Все это Пионтек рассказывал на беглом немецком, большей частью по собственному почину. Но и когда Раух задал вопрос, который следовало задать на этой стадии переговоров с точки зрения абвера, точнее, представляется ли ему возможным получить доступ к секретным документам, хранящимся в сейфе Урбаняка, Пионтек не колебался ни секунды. Он тотчас утвердительно ответил на вопрос, правда добавив, что ему потребуются большие ассигнования, нежели прежде, чтобы привлечь Урбаняка к сотрудничеству.
Одновременно Пионтек признал, что, несмотря на доходы, уже полученные им в качестве вознаграждения, он все еще в долгах. При обсуждении этого выяснилось, что Пионтек также открыто жил на широкую ногу, как и совершал предательство. У него было много подруг. Вероятно, он мог бы прельстить их молодостью и привлекательностью, не покупая дорогих подарков. Но, по всей видимости, здесь в нем проявлялась польская кровь. Пионтек любил женщин, вино, шумные застолья и беззаботно проматывал свое состояние и себя самого.
Мы оба — я и Раух — молча задумались, когда Пионтек все это откровенно рассказал нам. Сочувствие и участие проснулись в нас.

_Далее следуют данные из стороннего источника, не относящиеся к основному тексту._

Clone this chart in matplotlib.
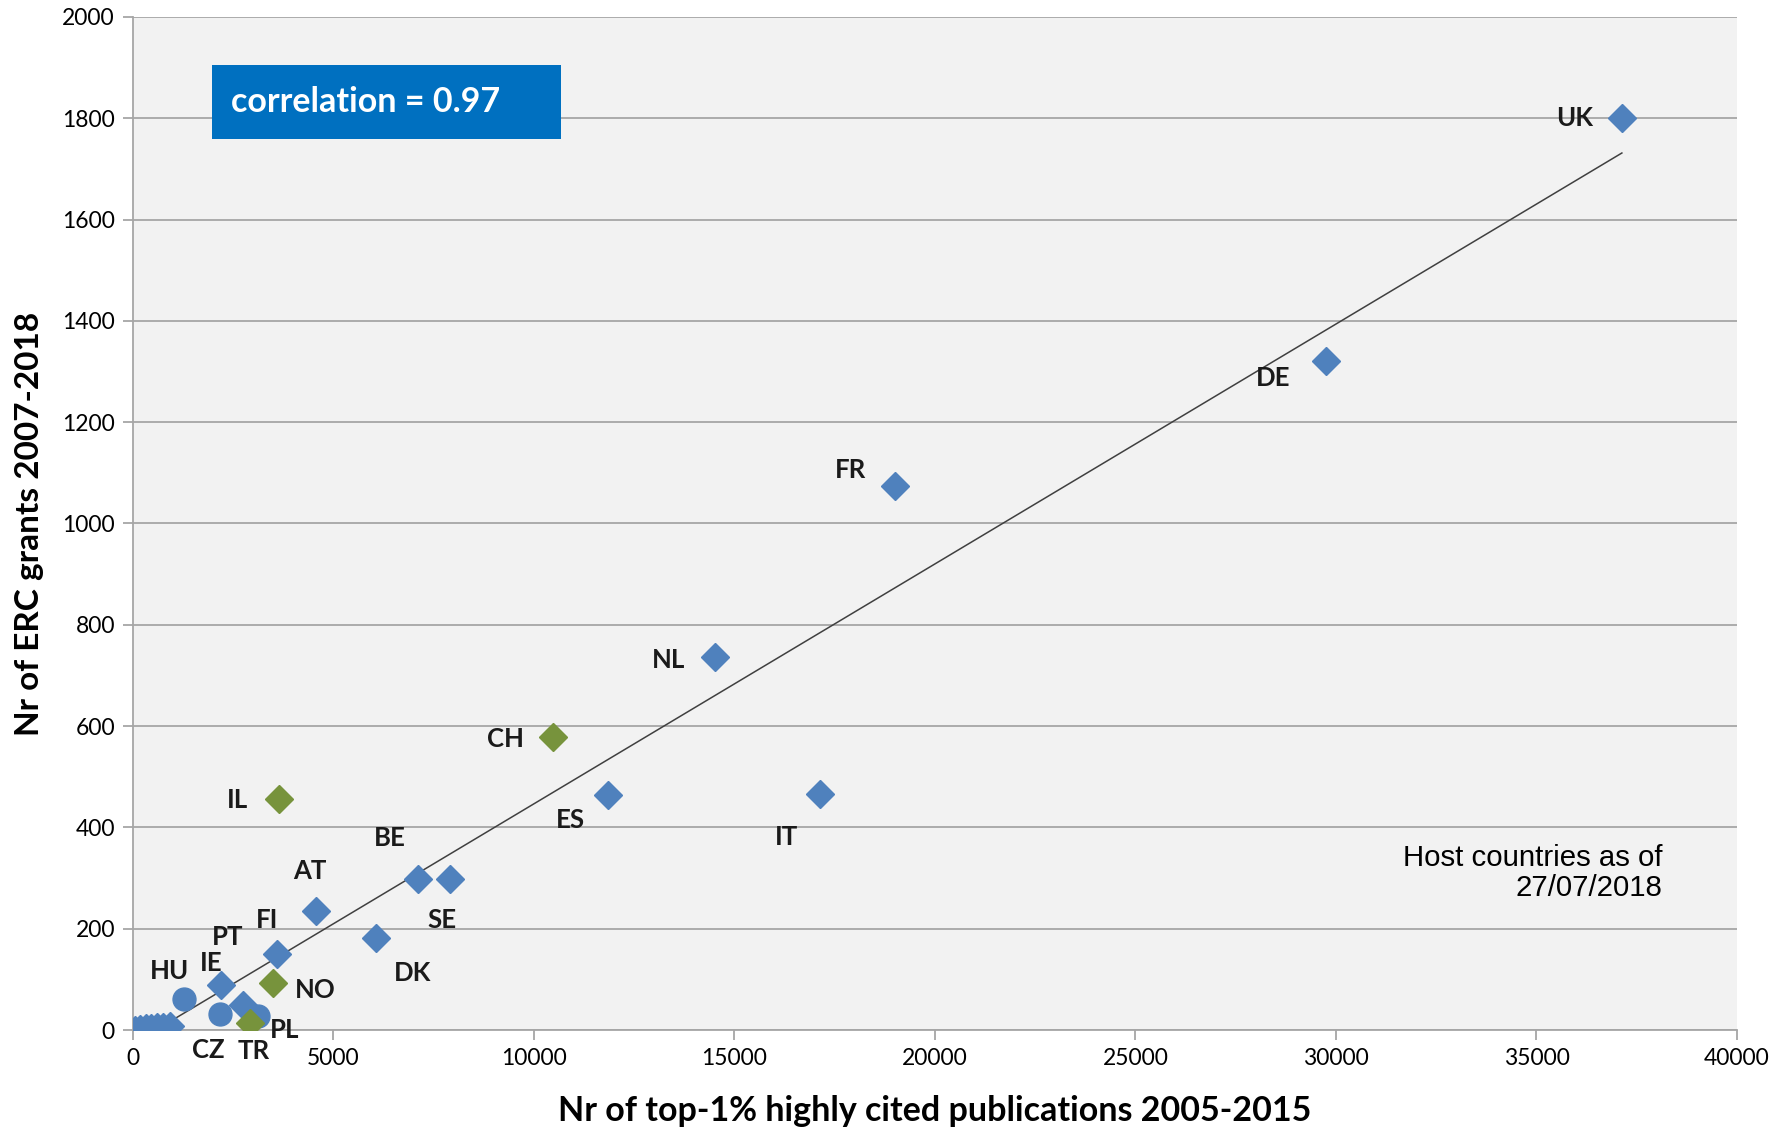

Но Раух встряхнулся, взял себя в руки и согласился на повышение запрашиваемого Пионтеком гонорара, однако лишь в том случае, если ему удастся привлечь друга и сделать хорошо читаемые фотографии секретных документов, хранимых в сейфе Урбаняка. Пионтек был явно обрадован согласием и заявил, что он хороший фотограф-любитель, само собой разумеется, он сделает качественные фотографии секретных служебных бумаг.
Затем уточнили, какая камера у Пионтека, я обсудил с ним, какие дополнительные фотопринадлежности ему потребуются, чтобы при любых обстоятельствах снять пленки при правильной освещенности.
В заключение Пионтек получил от Рауха в качестве вознаграждения некоторую сумму в несколько тысяч рейхсмарок в польских банкнотах за прежнее сотрудничество и за предстоящую вербовку Урбаняка. Пионтек принял деньги и просиял. Несколько тысяч рейхсмарок тогда были приличной суммой, на которую можно было неплохо жить несколько месяцев как в Польше, так и в Германии. Раух не преминул после передачи денег призвать Пионтека к повышенной осторожности и посоветовать ему расплатиться с долгами не одним махом, а главным образом избегать трат, привлекающих к себе внимание. В маленьком гарнизонном городке Конице легко попасть под подозрение.
Пионтек в радостном расположении духа, не обращая внимания на эти серьезные слова, схватил один из трех стаканов с красным вином, которые только что Раух поставил на стол, и воскликнул: «Да здравствует жизнь! И за ваше здоровье, господа!» После того как одним духом опустошил стакан и похвалил вино, он заверил, что, само собой разумеется, будет осторожен, у него нет никакого желания прежде времени расставаться с жизнью.